Rather than farm, the hidalgos preferred to raid Native American communities to plunder their food (and rape their women). Of course, this precipitated wars that the hidalgos did not always win. More than one early Spanish colony was wiped out by Native American attacks, including the first, Navidad in modern Haiti.

It would have been far more sensible for the hidalgos to farm and fish to get the food they needed to live, rather than loot and pillage. They didn’t do it. They were incredibly adverse to it, preferring to literally die. Eventually, the Spaniards started to import African slaves en masse to work the land, which meant that the hidalgos were no longer reliant on raiding Native Americans – allowing them the freedom to dispose with them as necessary, rather than be constantly being driven by hunger to engage in foolish military adventurism.  As I read in the excellent book The Birth of America by William Polk, they did not come so far to work.

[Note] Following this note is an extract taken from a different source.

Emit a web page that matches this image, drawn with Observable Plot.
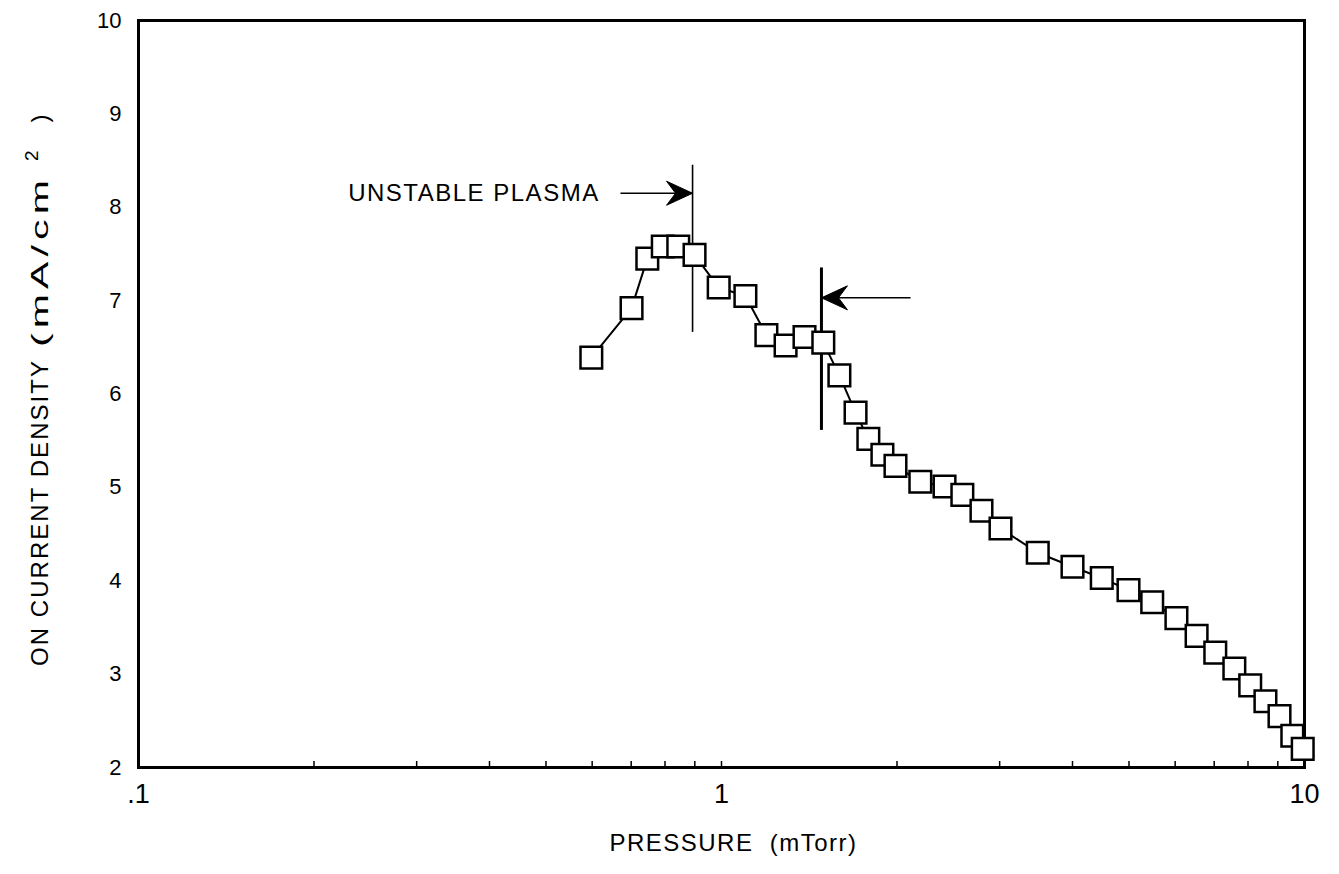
<!DOCTYPE html>
<html><head><meta charset="utf-8">
<script src="https://cdn.jsdelivr.net/npm/d3@7"></script>
<script src="https://cdn.jsdelivr.net/npm/@observablehq/plot@0.6"></script>
<style>body{margin:0;background:#fff} svg{display:block}</style>
</head><body><div id="chart"></div>
<script>
// Measured series
const pressure = [0.598,0.701,0.746,0.793,0.843,0.899,0.989,1.099,1.194,1.288,1.388,1.495,1.593,1.698,1.786,1.888,1.988,2.193,2.413,2.589,2.792,3.010,3.487,4.00,4.49,4.99,5.48,6.03,6.53,7.03,7.58,8.07,8.57,9.06,9.53,9.93];
const density  = [6.39,6.92,7.45,7.58,7.58,7.49,7.14,7.05,6.63,6.52,6.61,6.55,6.20,5.80,5.52,5.35,5.23,5.06,5.01,4.92,4.75,4.56,4.30,4.15,4.03,3.90,3.77,3.60,3.41,3.23,3.06,2.88,2.71,2.55,2.34,2.20];

// Axis ticks
const xMajorTicks = [0.1, 1, 10];
const xMajorLabels = [".1", "1", "10"];
const xMinorTicks = [0.2,0.3,0.4,0.5,0.6,0.7,0.8,0.9,1,2,3,4,5,6,7,8,9];
const yTicks = [2,3,4,5,6,7,8,9,10];

// Annotations (plasma stability boundaries)
const boundaryP    = [0.892, 1.484];
const boundaryLow  = [6.66, 5.61];
const boundaryHigh = [8.45, 7.35];
const arrowFrom    = [0.671, 2.11];
const arrowLevel   = [8.15, 7.03];
const noteText     = ["UNSTABLE PLASMA"];
const noteP        = [0.618];
const noteLevel    = [8.15];

const rows = pressure.map((p, i) => ({p, v: density[i]}));

const headRight = {draw(ctx) { ctx.moveTo(0,0); ctx.lineTo(-26,-12); ctx.lineTo(-17,0); ctx.lineTo(-26,12); ctx.closePath(); }};
const headLeft  = {draw(ctx) { ctx.moveTo(0,0); ctx.lineTo(26,-12); ctx.lineTo(17,0); ctx.lineTo(26,12); ctx.closePath(); }};

const chart = Plot.plot({
  width: 1339, height: 874,
  marginLeft: 138, marginRight: 35, marginTop: 20, marginBottom: 107,
  style: {fontFamily: "'Liberation Sans', Arial, sans-serif", color: "black", background: "white"},
  x: {type: "log", domain: [0.1, 10]},
  y: {domain: [2, 10]},
  marks: [
    Plot.axisX({ticks: xMinorTicks, tickSize: -6, tickFormat: () => "", strokeWidth: 1.5, label: null}),
    Plot.axisX({ticks: xMajorTicks, tickSize: 0, tickPadding: 16, fontSize: 27, tickFormat: (d) => xMajorLabels[xMajorTicks.indexOf(d)], label: null}),
    Plot.axisY({ticks: yTicks, tickSize: 0, tickPadding: 17, fontSize: 22, tickFormat: d3.format("d"), label: null}),
    Plot.frame({stroke: "black", strokeWidth: 3}),
    // boundary lines
    Plot.ruleX([0], {x: () => boundaryP[0], y1: () => boundaryLow[0], y2: () => boundaryHigh[0], stroke: "black", strokeWidth: 1.6}),
    Plot.ruleX([1], {x: () => boundaryP[1], y1: () => boundaryLow[1], y2: () => boundaryHigh[1], stroke: "black", strokeWidth: 3}),
    // arrow shafts
    Plot.link([0, 1], {x1: (i) => arrowFrom[i], x2: (i) => boundaryP[i], y1: (i) => arrowLevel[i], y2: (i) => arrowLevel[i], stroke: "black", strokeWidth: 1.6}),
    Plot.dot([0], {x: () => boundaryP[0], y: () => arrowLevel[0], symbol: headRight, fill: "black", stroke: "black", strokeWidth: 1}),
    Plot.dot([1], {x: () => boundaryP[1], y: () => arrowLevel[1], symbol: headLeft, fill: "black", stroke: "black", strokeWidth: 1}),
    Plot.text(noteText, {x: (d, i) => noteP[i], y: (d, i) => noteLevel[i], text: (d) => d, textAnchor: "end", fontSize: 24, fill: "black", className: "note"}),
    // data
    Plot.line(rows, {x: "p", y: "v", stroke: "black", strokeWidth: 2}),
    Plot.dot(rows, {x: "p", y: "v", symbol: "square", r: 12.2, fill: "white", stroke: "black", strokeWidth: 2.5}),
    // axis titles
    Plot.text(["PRESSURE  (mTorr)"], {frameAnchor: "bottom", dx: 12, dy: 76, text: (d) => d, textAnchor: "middle", lineAnchor: "middle", fontSize: 24, fill: "black", className: "xlab"}),
    Plot.text(["ON CURRENT DENSITY (mA/cm 2 )"], {frameAnchor: "left", dx: -98, dy: 272, rotate: -90, text: (d) => d, textAnchor: "start", lineAnchor: "middle", fontSize: 24, fill: "black", className: "ylab"})
  ]
});

const xl = chart.querySelector("g.xlab text");
if (xl) xl.setAttribute("letter-spacing", "1.5");
const nt = chart.querySelector("g.note text");
if (nt) nt.setAttribute("letter-spacing", "1.5");
const yl = chart.querySelector("g.ylab text");
if (yl) {
  yl.textContent = "";
  const ns = "http://www.w3.org/2000/svg";
  const mk = (t, attrs) => { const s = document.createElementNS(ns, "tspan"); s.textContent = t; for (const k in attrs) s.setAttribute(k, attrs[k]); return s; };
  yl.append(
    mk("ON CURRENT DENSITY", {textLength: 305, lengthAdjust: "spacing"}),
    mk("(mA/cm", {dx: 12, textLength: 172, lengthAdjust: "spacingAndGlyphs", "letter-spacing": 3}),
    mk("2", {dx: 14, dy: -10, "font-size": 19}),
    mk(")", {dx: 28, dy: 10})
  );
}
document.getElementById("chart").append(chart);
</script>
</body></html>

While not as intense in North America, where much migration wasn’t driven by an aristocratic lust for land, but religious persecution, this attitude is nevertheless highly evident in early American colonies – particularly in the southern colonies. Native Americans were used as slaves, and when enough African slaves arrived, Native Americans were disposed of when convenient to the European colonists. But the wealthy of North America were equally reluctant to engage in manual labor, even if it meant their extinction.

Emboldened by this realization and copious historical research to support the idea that rich people would literally rather die than do manual labor, the ideas that will be central to Atlas Stumbled came together. I came to really believe that if you lock up a bunch of the super-wealthy away from the elements of society that do manual labor that it would be a highly unstable social structure because no one would be willing to do dirty work.  Billionaires would rather die than shovel shit.

I have long thought that the rich exist because we allow them to exist, that killing them would be sufficiently socially chaotic that for most people, most of the time, it just makes more sense to tend to their own business. But I’ve found more proof than I thought there was, however, that the rich and powerful – the aristocrats, who believe themselves to be better than the rest of us due to their status and power – will literally refuse to do hard, dirty jobs.  It was one of the key realizations prompting me to write Atlas Stumbled.